My son is a property owner. A property was bought for £28,000 in the 1980s, and is now worth £110,000. What are the implications if I wish to add my son onto the title deeds of a rental property (as a third owner), owned by my wife and myself? A wider question is: we are currently living in a house in Lancashire, as custodians, owned by my son, and we would like to exchange our main dwelling which is currently rented out (value £200,000) and second property referred to above (value £110,000) with the house that we are currently living in (my son's property is valued at £340,000). What are the tax implications and what is our best course of action?
Arthur Weller replies:
I presume that your son will become a one-third owner of the property. If so, you and your wife are each transferring one-sixth of the house to him.

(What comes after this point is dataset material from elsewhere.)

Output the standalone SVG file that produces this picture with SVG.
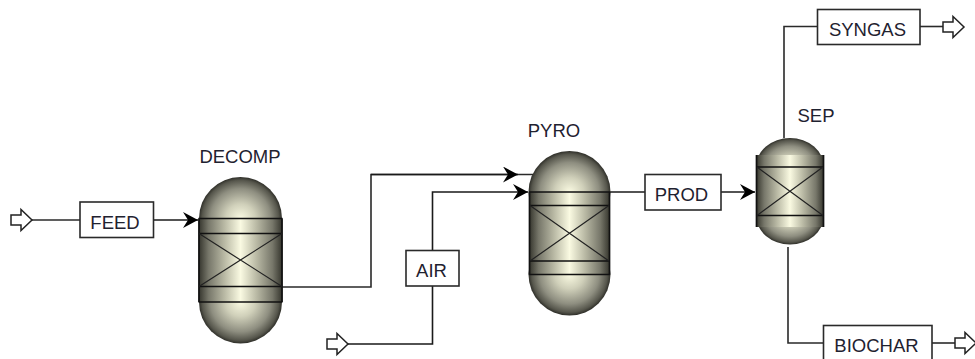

The acquisition value of one-sixth of the house was £28,000/6, and the current value of one sixth of the house is £110,000/6. So, you and your wife are each making a capital gain on this transfer of £13,666. If you have the capital gains tax (CGT) annual exemption available (currently £11,300) the gain you will each have to pay tax on is about £2,366. If he does not pay you anything for receiving this one-third of the property, then he will not have to pay any stamp duty land tax (SDLT). On the wider question, if you do as you propose, this will trigger capital gains tax (CGT) and stamp duty land tax (SDLT) for both sides. There is not enough information given to say how much tax, and not enough space in this column to properly answer your question. You may be better off not doing the exchange.